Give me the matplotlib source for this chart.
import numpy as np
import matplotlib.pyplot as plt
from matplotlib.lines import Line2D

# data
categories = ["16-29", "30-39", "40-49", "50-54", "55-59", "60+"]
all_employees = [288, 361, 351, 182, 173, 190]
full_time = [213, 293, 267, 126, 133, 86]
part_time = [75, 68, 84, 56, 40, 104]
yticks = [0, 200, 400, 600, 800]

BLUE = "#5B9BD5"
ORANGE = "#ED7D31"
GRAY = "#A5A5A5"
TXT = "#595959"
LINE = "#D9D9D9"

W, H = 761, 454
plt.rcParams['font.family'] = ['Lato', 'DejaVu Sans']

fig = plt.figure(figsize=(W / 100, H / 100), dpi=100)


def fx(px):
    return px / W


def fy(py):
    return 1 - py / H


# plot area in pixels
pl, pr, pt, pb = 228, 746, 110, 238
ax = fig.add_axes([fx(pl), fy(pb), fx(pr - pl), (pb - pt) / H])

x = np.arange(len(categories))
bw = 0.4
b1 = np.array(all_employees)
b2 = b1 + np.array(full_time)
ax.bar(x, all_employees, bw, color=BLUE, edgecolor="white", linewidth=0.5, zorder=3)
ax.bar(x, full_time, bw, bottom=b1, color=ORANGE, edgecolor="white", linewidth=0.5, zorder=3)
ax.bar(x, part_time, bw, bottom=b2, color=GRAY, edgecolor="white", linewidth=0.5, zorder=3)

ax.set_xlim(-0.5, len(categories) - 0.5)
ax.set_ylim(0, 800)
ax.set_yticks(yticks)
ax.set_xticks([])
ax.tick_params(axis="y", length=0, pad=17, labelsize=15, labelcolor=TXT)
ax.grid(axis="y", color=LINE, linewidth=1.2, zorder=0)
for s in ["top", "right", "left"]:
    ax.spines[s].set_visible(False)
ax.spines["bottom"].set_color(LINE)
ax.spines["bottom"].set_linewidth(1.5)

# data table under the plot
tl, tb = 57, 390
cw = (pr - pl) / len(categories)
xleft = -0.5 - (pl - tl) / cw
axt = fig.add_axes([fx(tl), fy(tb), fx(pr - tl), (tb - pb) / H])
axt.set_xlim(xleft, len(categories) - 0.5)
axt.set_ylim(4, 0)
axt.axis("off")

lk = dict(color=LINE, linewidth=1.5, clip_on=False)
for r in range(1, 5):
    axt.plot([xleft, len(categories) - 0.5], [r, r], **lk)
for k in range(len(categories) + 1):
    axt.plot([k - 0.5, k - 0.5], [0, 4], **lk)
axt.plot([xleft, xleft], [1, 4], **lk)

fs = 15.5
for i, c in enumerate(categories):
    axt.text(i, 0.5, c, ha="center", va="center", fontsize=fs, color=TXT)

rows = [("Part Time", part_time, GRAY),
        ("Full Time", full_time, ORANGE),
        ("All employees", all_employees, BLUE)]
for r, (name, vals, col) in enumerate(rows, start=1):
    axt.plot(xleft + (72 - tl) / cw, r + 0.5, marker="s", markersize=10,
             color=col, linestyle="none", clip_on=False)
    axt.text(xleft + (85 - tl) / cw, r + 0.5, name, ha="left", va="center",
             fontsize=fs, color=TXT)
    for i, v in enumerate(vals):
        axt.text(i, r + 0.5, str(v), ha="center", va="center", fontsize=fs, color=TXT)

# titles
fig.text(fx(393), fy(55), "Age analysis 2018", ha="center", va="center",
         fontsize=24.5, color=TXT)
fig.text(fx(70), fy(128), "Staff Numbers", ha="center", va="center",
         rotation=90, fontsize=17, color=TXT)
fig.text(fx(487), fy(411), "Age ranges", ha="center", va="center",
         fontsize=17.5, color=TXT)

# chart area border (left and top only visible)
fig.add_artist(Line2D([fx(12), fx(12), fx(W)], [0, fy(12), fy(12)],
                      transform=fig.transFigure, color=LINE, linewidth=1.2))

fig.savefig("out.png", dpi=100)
==
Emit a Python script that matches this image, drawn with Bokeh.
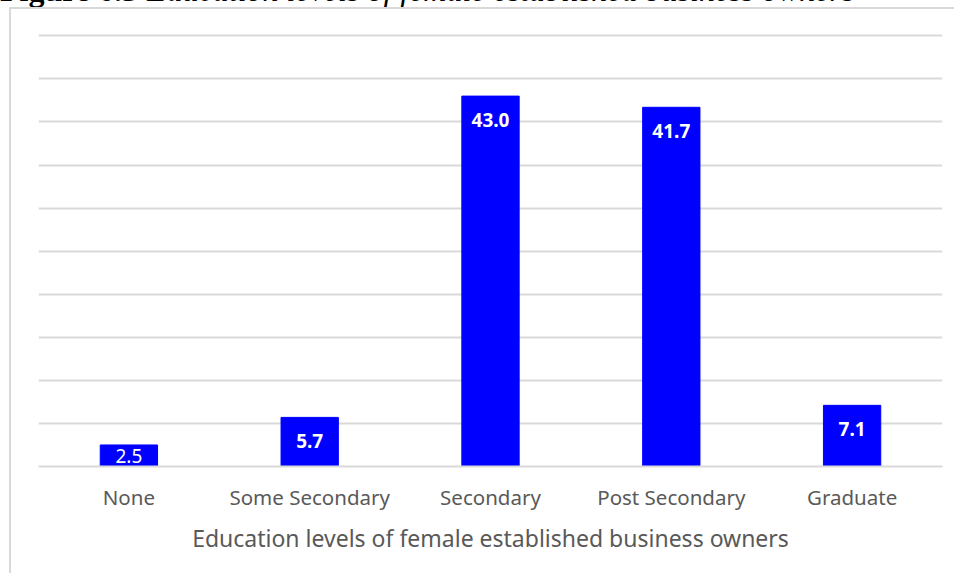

**Goal:** Among the entries above, how many lines include the word "matplotlib"? Give the number with no comment.

**Exercise solution:** 3